→ **EXERCISE DETAILS**:
Print the listing as it stands, omitting all images.

→ **PROVIDED DATA**:
+--

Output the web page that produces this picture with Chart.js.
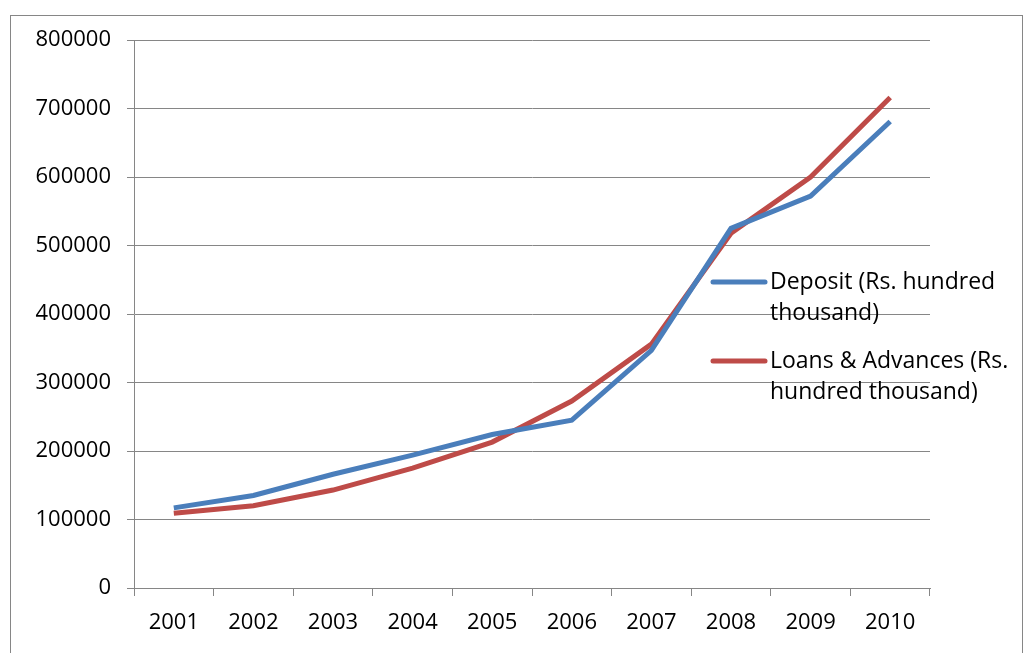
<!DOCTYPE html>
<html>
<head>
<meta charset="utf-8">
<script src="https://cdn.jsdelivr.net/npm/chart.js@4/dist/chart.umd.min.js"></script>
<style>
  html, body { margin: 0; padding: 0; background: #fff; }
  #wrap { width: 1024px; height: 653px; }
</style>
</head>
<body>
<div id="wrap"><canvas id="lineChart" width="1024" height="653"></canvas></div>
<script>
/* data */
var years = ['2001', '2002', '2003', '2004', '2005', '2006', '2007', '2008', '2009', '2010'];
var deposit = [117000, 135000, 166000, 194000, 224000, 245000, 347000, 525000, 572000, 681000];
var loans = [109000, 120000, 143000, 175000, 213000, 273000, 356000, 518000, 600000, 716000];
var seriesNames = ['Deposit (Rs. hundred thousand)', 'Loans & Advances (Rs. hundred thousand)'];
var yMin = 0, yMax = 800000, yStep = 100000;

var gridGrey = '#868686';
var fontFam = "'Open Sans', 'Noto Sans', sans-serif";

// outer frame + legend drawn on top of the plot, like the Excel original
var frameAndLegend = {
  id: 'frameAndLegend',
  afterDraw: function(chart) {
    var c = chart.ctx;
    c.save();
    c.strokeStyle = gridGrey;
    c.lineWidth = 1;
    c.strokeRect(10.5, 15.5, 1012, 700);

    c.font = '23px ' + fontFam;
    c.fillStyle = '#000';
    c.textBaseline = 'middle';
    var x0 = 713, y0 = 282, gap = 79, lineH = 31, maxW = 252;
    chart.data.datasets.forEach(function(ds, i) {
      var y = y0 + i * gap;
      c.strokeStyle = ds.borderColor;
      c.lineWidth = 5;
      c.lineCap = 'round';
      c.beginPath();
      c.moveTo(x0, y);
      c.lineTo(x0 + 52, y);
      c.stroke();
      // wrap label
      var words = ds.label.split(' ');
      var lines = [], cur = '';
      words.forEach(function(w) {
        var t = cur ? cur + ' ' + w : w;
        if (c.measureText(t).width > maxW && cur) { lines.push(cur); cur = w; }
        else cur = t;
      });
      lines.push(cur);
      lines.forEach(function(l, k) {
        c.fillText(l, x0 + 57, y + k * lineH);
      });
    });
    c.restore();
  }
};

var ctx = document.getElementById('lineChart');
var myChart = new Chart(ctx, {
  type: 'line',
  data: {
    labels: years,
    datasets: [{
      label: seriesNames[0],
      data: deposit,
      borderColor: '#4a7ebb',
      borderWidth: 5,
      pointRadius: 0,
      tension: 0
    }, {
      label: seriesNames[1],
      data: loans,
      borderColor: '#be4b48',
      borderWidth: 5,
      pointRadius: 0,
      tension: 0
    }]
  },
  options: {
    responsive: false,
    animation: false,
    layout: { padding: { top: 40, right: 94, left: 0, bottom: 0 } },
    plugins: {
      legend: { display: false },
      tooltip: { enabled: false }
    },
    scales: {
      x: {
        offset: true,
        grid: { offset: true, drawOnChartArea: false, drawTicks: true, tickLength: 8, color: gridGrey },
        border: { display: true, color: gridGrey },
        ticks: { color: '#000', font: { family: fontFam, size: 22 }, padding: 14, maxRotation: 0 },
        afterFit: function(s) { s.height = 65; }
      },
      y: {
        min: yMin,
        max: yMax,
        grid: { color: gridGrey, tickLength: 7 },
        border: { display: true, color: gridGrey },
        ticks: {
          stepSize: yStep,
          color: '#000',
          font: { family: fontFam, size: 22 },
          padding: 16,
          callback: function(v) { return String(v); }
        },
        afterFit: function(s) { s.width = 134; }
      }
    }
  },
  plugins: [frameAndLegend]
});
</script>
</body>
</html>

+--

→ **SOLUTION TO THE EXERCISE**:
Output the web page that produces this picture with Chart.js.
<!DOCTYPE html>
<html>
<head>
<meta charset="utf-8">
<script src="https://cdn.jsdelivr.net/npm/chart.js@4/dist/chart.umd.min.js"></script>
<style>
  html, body { margin: 0; padding: 0; background: #fff; }
  #wrap { width: 1024px; height: 653px; }
</style>
</head>
<body>
<div id="wrap"><canvas id="lineChart" width="1024" height="653"></canvas></div>
<script>
/* data */
var years = ['2001', '2002', '2003', '2004', '2005', '2006', '2007', '2008', '2009', '2010'];
var deposit = [117000, 135000, 166000, 194000, 224000, 245000, 347000, 525000, 572000, 681000];
var loans = [109000, 120000, 143000, 175000, 213000, 273000, 356000, 518000, 600000, 716000];
var seriesNames = ['Deposit (Rs. hundred thousand)', 'Loans & Advances (Rs. hundred thousand)'];
var yMin = 0, yMax = 800000, yStep = 100000;

var gridGrey = '#868686';
var fontFam = "'Open Sans', 'Noto Sans', sans-serif";

// outer frame + legend drawn on top of the plot, like the Excel original
var frameAndLegend = {
  id: 'frameAndLegend',
  afterDraw: function(chart) {
    var c = chart.ctx;
    c.save();
    c.strokeStyle = gridGrey;
    c.lineWidth = 1;
    c.strokeRect(10.5, 15.5, 1012, 700);

    c.font = '23px ' + fontFam;
    c.fillStyle = '#000';
    c.textBaseline = 'middle';
    var x0 = 713, y0 = 282, gap = 79, lineH = 31, maxW = 252;
    chart.data.datasets.forEach(function(ds, i) {
      var y = y0 + i * gap;
      c.strokeStyle = ds.borderColor;
      c.lineWidth = 5;
      c.lineCap = 'round';
      c.beginPath();
      c.moveTo(x0, y);
      c.lineTo(x0 + 52, y);
      c.stroke();
      // wrap label
      var words = ds.label.split(' ');
      var lines = [], cur = '';
      words.forEach(function(w) {
        var t = cur ? cur + ' ' + w : w;
        if (c.measureText(t).width > maxW && cur) { lines.push(cur); cur = w; }
        else cur = t;
      });
      lines.push(cur);
      lines.forEach(function(l, k) {
        c.fillText(l, x0 + 57, y + k * lineH);
      });
    });
    c.restore();
  }
};

var ctx = document.getElementById('lineChart');
var myChart = new Chart(ctx, {
  type: 'line',
  data: {
    labels: years,
    datasets: [{
      label: seriesNames[0],
      data: deposit,
      borderColor: '#4a7ebb',
      borderWidth: 5,
      pointRadius: 0,
      tension: 0
    }, {
      label: seriesNames[1],
      data: loans,
      borderColor: '#be4b48',
      borderWidth: 5,
      pointRadius: 0,
      tension: 0
    }]
  },
  options: {
    responsive: false,
    animation: false,
    layout: { padding: { top: 40, right: 94, left: 0, bottom: 0 } },
    plugins: {
      legend: { display: false },
      tooltip: { enabled: false }
    },
    scales: {
      x: {
        offset: true,
        grid: { offset: true, drawOnChartArea: false, drawTicks: true, tickLength: 8, color: gridGrey },
        border: { display: true, color: gridGrey },
        ticks: { color: '#000', font: { family: fontFam, size: 22 }, padding: 14, maxRotation: 0 },
        afterFit: function(s) { s.height = 65; }
      },
      y: {
        min: yMin,
        max: yMax,
        grid: { color: gridGrey, tickLength: 7 },
        border: { display: true, color: gridGrey },
        ticks: {
          stepSize: yStep,
          color: '#000',
          font: { family: fontFam, size: 22 },
          padding: 16,
          callback: function(v) { return String(v); }
        },
        afterFit: function(s) { s.width = 134; }
      }
    }
  },
  plugins: [frameAndLegend]
});
</script>
</body>
</html>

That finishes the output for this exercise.